Daniel Pitt

Personal information
- Nationality: Welsh
- Born: Daniel Thomas Pitt 8 February 2006 (age 20)

Sport
- Sport: Boxing
- Weight class: Cruiserweight
- Club: Brecon Phoenix ABC

Medal record
Men's amateur boxing
Representing Wales
World Boxing U19 Championships
| Gold medal – first place | 2024 Colorado | 86kg |

= Daniel Pitt =

Welsh boxer (born 2006)

Daniel Pitt (born 8 February 2006) is a Welsh amateur boxer. He won the gold medal in the 86 kg division at the 2024 World Boxing Under-19 Championships, becoming his country's first male global amateur champion.

==Career==
Having started boxing aged 13, Pitt was recruited onto the Welsh development squad at 16 and two years later was promoted to the national elite team.

A four-time Welsh champion and two-time Tri-Nations winner, he was selected to represent his country in the 86 kg category at the inaugural World Boxing Under-19 Championships held in Pueblo, Colorado, USA, in November 2024. After beating Aryan Aryan from India in the semi-finals, Pitt defeated Kazakhstan's Danial Raimbekov by unanimous decision in the final to claim the gold medal.
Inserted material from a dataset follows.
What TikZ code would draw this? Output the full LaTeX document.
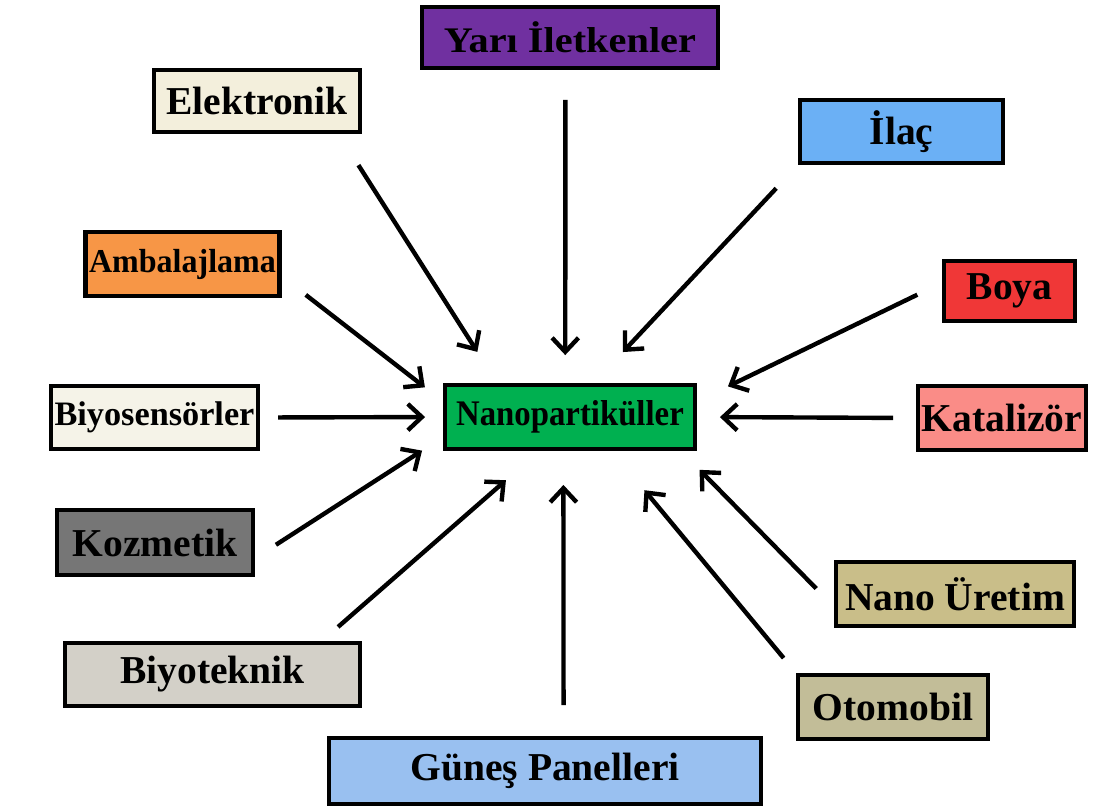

In doing so he became Wales' first male world amateur champion, and only the second in total after Lauren Price who won middleweight gold at the 2019 Women's World Championships.

In September 2025, he was one of six international boxers elected onto the World Boxing Athlete Committee.

Pitt was selected to represent Wales at the 2026 Commonwealth Games in Glasgow, Scotland. Competing in the 80 kg division, he defeated Dee Ioapo of Samoa and Kua Gunua Mua from Papua New Guinea to make it through to the quarterfinals, where he lost 4:1 to Australia's Paul Trainor.

==Personal life==
Away from the boxing ring, Pitt is a student at Cardiff Metropolitan University.